Comedian and Daily Show host Jon Stewart has a knack for simplifying things. His show is known for taking the hype and drama spun by the 24-hour “news” networks and reducing it to snips and bites that reveal what’s really going on. Jon Stewart is the kid who exposed the emperor as being naked, but that kid grew up to get a TV show.
Stewart took a break from that show back in the summer of of 2013 to go film a movie. His hiatus left John Oliver in the big chair on the Daily Show set for Comedy Central, which went on to launch Oliver’s own show, Last Week Tonight with John Oliver on HBO.
It is that film that Stewart made in his eight-week absence from his own show that is getting attention now. It is called Rosewater, and it is based on the memoir Then They Came for Me by Maziar Bahari and Aimee Molloy. After participating in an interview on The Daily Show in 2009 where he answered questions about the presidential election in Iran, Bahari was arrested and imprisoned for four months because of that interview on Stewart’s show. He was brutally interrogated by a man Bahari came to call Rosewater.
Bahari never saw his torturer. He would be blindfolded every time he was interrogated. But the man torturing him smelled like rosewater. Yet, in the film, Rosewater is not portrayed as some faceless representation of evil, but as a human. He is seen having a phone conversation with his wife. He has to deal with a pain in the ass boss.
Stewart spoke to Salon about his treatment of this torturer in the film. He says he deliberately chose to present Rosewater as human.
“Yes. Very much so. That was important for many different reasons. One is, they are human beings. So why not present them as such? You know, they’re not the X-Men. They’re not monsters, and if you’re going to battle something effectively, then to see it in a …”
Stewart trails off into a more specific application of his point. Not seeing our enemies as human is an American habit that does not serve America well.
“We have a tendency in this country, whether it be Ebola or ISIS, that whatever is the new threat becomes the new super-threat. It’s not a bug, it’s a superbug! It’s not a predator, it’s a super-predator! It’s this thing … We can’t bring prisoners from Guantánamo here because, for God’s sake, Magneto could break out of that cell. And what are we going to do then? They’ll wreak havoc throughout the land!”

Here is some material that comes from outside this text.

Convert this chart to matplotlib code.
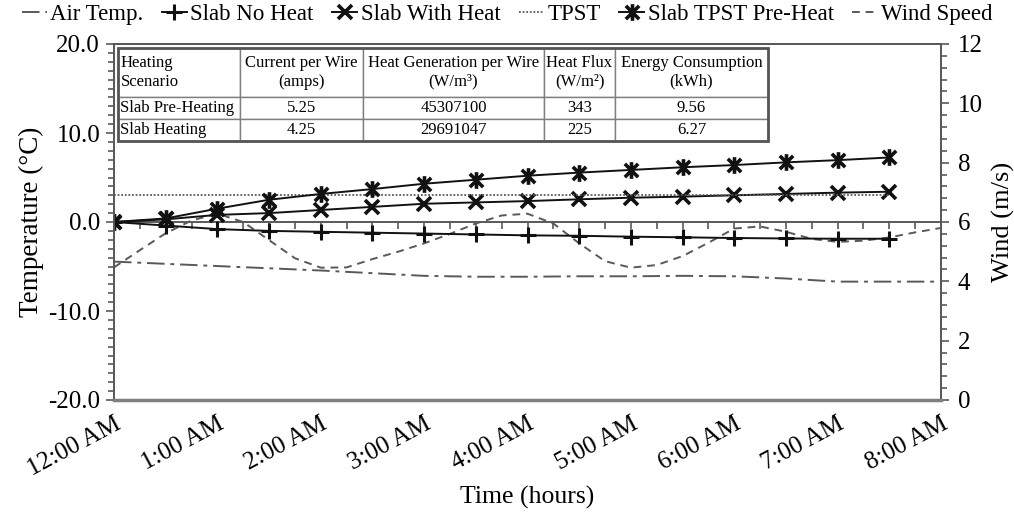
import numpy as np
import matplotlib
matplotlib.use('Agg')
import matplotlib.pyplot as plt
from matplotlib.path import Path
from matplotlib.patches import Rectangle
from matplotlib.ticker import MultipleLocator, FormatStrFormatter

plt.rcParams['font.family'] = ['Liberation Serif', 'DejaVu Serif']
plt.rcParams['axes.unicode_minus'] = False

# ---------------- data ----------------
slab_hours = [0.0, 0.5, 1.0, 1.5, 2.0, 2.5, 3.0, 3.5, 4.0, 4.5, 5.0, 5.5, 6.0, 6.5, 7.0, 7.5]
slab_no_heat = [0.0, -0.4, -0.8, -1.0, -1.1, -1.2, -1.3, -1.4, -1.5, -1.55, -1.65, -1.72, -1.8, -1.85, -1.88, -1.88]
slab_with_heat = [0.0, 0.3, 0.8, 1.0, 1.35, 1.7, 2.05, 2.2, 2.35, 2.55, 2.73, 2.85, 3.0, 3.15, 3.3, 3.4]
slab_preheat = [0.0, 0.4, 1.5, 2.5, 3.15, 3.7, 4.3, 4.75, 5.2, 5.55, 5.85, 6.15, 6.4, 6.7, 6.95, 7.25]

tpst_hours = [0.0, 7.5]
tpst = [3.0, 3.0]

air_hours = [0.0, 0.5, 1.0, 1.5, 2.0, 2.5, 3.0, 3.5, 4.0, 4.5, 5.0, 5.5, 6.0, 6.5, 7.0, 7.5, 8.0]
air_temp = [-4.45, -4.7, -4.95, -5.2, -5.45, -5.75, -6.05, -6.15, -6.15, -6.1, -6.1, -6.05, -6.1, -6.35, -6.7, -6.7, -6.7]

wind_hours = [0.0, 0.25, 0.5, 0.75, 1.0, 1.25, 1.5, 1.75, 2.0, 2.25, 2.5, 2.75, 3.0, 3.25, 3.5, 3.75,
              4.0, 4.25, 4.5, 4.75, 5.0, 5.25, 5.5, 5.75, 6.0, 6.25, 6.5, 6.75, 7.0, 7.25, 7.5, 7.75, 8.0]
wind_speed = [4.47, 5.05, 5.62, 6.05, 6.28, 6.0, 5.39, 4.78, 4.46, 4.47, 4.75, 5.0, 5.28, 5.6, 5.95, 6.22,
              6.28, 5.95, 5.28, 4.68, 4.46, 4.55, 4.85, 5.3, 5.78, 5.85, 5.67, 5.43, 5.33, 5.37, 5.48, 5.65, 5.8]

time_ticks = [0, 1, 2, 3, 4, 5, 6, 7, 8]
time_labels = ['12:00 AM', '1:00 AM', '2:00 AM', '3:00 AM', '4:00 AM', '5:00 AM', '6:00 AM', '7:00 AM', '8:00 AM']

table_cols = ['Heating\nScenario', 'Current per Wire\n(amps)', 'Heat Generation per Wire\n(W/m³)',
              'Heat Flux\n(W/m²)', 'Energy Consumption\n(kWh)']
table_rows = [['Slab Pre-Heating', '5.25', '45307100', '343', '9.56'],
              ['Slab Heating', '4.25', '29691047', '225', '6.27']]

# ---------------- figure ----------------
fig = plt.figure(figsize=(10.14, 5.14), dpi=100)
ax = fig.add_axes([114 / 1014, 1 - 400 / 514, 827 / 1014, 356 / 514])
ax2 = ax.twinx()
ax.set_zorder(ax2.get_zorder() + 1)
ax.patch.set_visible(False)

star = Path([(-1, -1), (1, 1), (-1, 1), (1, -1), (0, -1.25), (0, 1.25)],
            [Path.MOVETO, Path.LINETO, Path.MOVETO, Path.LINETO, Path.MOVETO, Path.LINETO])

dark = '#111111'
gray = '#595959'

l_air, = ax.plot(air_hours, air_temp, color=gray, lw=1.4, ls=(0, (9, 3, 2, 3)), label='Air Temp.')
l_no, = ax.plot(slab_hours, slab_no_heat, color=dark, lw=1.4, marker='+', ms=12, mew=2.2, label='Slab No Heat')
l_with, = ax.plot(slab_hours, slab_with_heat, color=dark, lw=1.4, marker='x', ms=10, mew=2.6, label='Slab With Heat')
l_tpst, = ax.plot(tpst_hours, tpst, color=gray, lw=1.3, ls=(0, (1, 1)), label='TPST')
l_pre, = ax.plot(slab_hours, slab_preheat, color=dark, lw=1.4, marker=star, ms=12, mew=2.6, label='Slab TPST Pre-Heat')
l_wind, = ax2.plot(wind_hours, wind_speed, color=gray, lw=1.4, ls=(0, (4, 3)), label='Wind Speed')

ax.set_xlim(0, 8)
ax.set_ylim(-20, 20)
ax2.set_ylim(0, 12)

ax.set_yticks([-20, -10, 0, 10, 20])
ax.yaxis.set_major_formatter(FormatStrFormatter('%.1f'))
ax.yaxis.set_minor_locator(MultipleLocator(1))
ax2.set_yticks([0, 2, 4, 6, 8, 10, 12])
ax2.yaxis.set_minor_locator(MultipleLocator(0.4))

ax.set_xticks(time_ticks)
ax.set_xticklabels(time_labels, rotation=28, ha='right', va='top', rotation_mode='anchor')
ax.tick_params(axis='x', length=0, pad=9, labelsize=18)
ax.tick_params(axis='y', which='major', direction='out', length=6, width=1.2, color=gray, labelsize=18, pad=4)
ax.tick_params(axis='y', which='minor', direction='out', length=4, width=1.2, color=gray)
ax2.tick_params(axis='y', which='major', direction='out', length=6, width=1.2, color=gray, labelsize=18, pad=6)
ax2.tick_params(axis='y', which='minor', direction='out', length=4, width=1.2, color=gray)

for a in (ax, ax2):
    for s in a.spines.values():
        s.set_color(gray)
        s.set_linewidth(1.3)
ax.spines['bottom'].set_linewidth(2.5)
ax.spines['bottom'].set_color('#7f7f7f')
ax2.spines['bottom'].set_visible(False)

# zero line with quarter-hour ticks
sec = ax.secondary_xaxis(0, transform=ax.transData)
sec.set_xticks(np.arange(0, 8.01, 0.25))
sec.set_xticklabels([])
sec.tick_params(axis='x', direction='out', length=5, width=1.2, color=gray)
sec.spines['bottom'].set_color(gray)
sec.spines['bottom'].set_linewidth(1.4)

ax.set_ylabel('Temperature (°C)', fontsize=19.5, labelpad=3)
ax2.set_ylabel('Wind (m/s)', fontsize=19, labelpad=7)
ax.set_xlabel('Time (hours)', fontsize=18.5, labelpad=4)

# table
tb_bbox = [4 / 827, (400 - 141) / 356, 650 / 827, 93 / 356]
tb = ax.table(cellText=table_rows, colLabels=table_cols,
              colWidths=[122, 123, 181, 71, 153],
              cellLoc='center', loc='upper left', bbox=tb_bbox)
tb.auto_set_font_size(False)
for (r, c), cell in tb.get_celld().items():
    cell.set_edgecolor('#7f7f7f')
    cell.set_linewidth(1.0)
    cell.set_facecolor('white')
    cell.get_text().set_fontsize(12)
    cell.PAD = 0.02
    if r == 0:
        cell.set_height(2.2)
    else:
        cell.set_height(1.0)
    if c == 0:
        cell._loc = 'left'
        cell.get_text().set_ha('left')
tb.set_zorder(5)
ax.add_patch(Rectangle((tb_bbox[0], tb_bbox[1]), tb_bbox[2], tb_bbox[3], transform=ax.transAxes,
                       fill=False, edgecolor='#555555', lw=2.0, zorder=6))

handles = [l_air, l_no, l_with, l_tpst, l_pre, l_wind]
fig.legend(handles=handles, labels=[h.get_label() for h in handles], loc='upper center',
           bbox_to_anchor=(0.5, 1.015), ncol=6, frameon=False, fontsize=16.5,
           handlelength=1.1, handletextpad=0.15, columnspacing=0.8, borderaxespad=0.1)

fig.savefig('out.png', dpi=100)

Keeping with his general mission of deflating the hyperbole and rhetoric of what passes for “news channels” in America, Stewart feels that it is important for Americans to see things as they really are, not as Big Headline declares them to be.

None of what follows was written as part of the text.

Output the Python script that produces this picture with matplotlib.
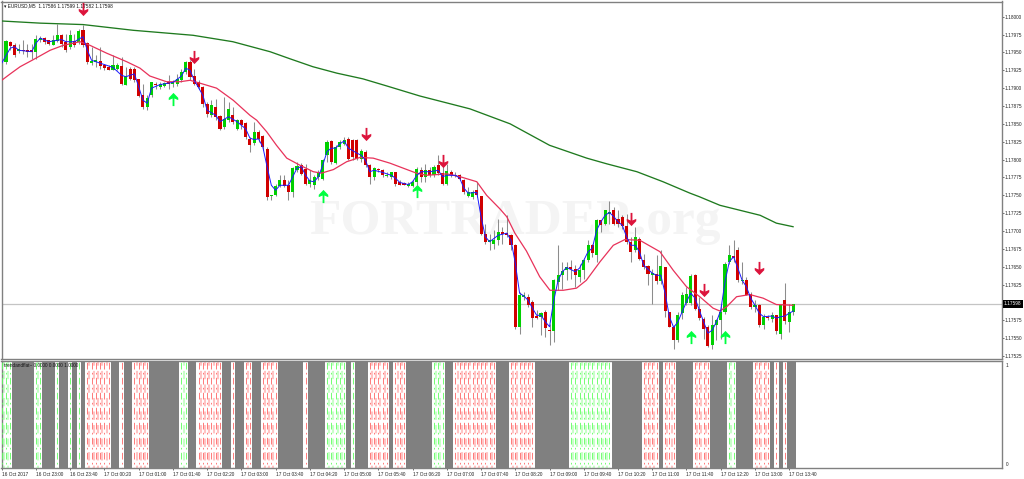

“The general conversation between Iran and America has been this: ‘You are the axis of evil!’ … “Well, you’re the great Satan!” … So the bar has been set relatively low as far as nuance goes.”
Seeing our enemies as human is not so much about sympathizing as it is about realizing that they are beatable. And that they are not all the same, not some faceless mass of a society that all have the same opinion on topics like democracy and the West in general.
“More importantly, I wanted to portray not so much even his interrogator in that way, but that element of Iranian society, those kids and that [anti-Ahmadinejad, pro-democracy] movement as something that Westerners might look at and go, ‘Oh, you know, I had a sense of this culture as monolithic, but that’s very relatable.’ And it’s not exaggerated, it’s not unreal. That’s what is there.”
Despite his even-handed treatment of the subject, Stewart — who is Jewish — is being accused by Iran of serving Zionist interests. In Iran, the presidential election of 2009 is called “the American-Israeli sedition of 2009.”
“Jon has been directing an ultra-formulaic movie commissioned by his masters. Jon is filming Rosewater, the story of the American-Israeli sedition in 2009,” said an Iranian state TV report on Stewart’s film.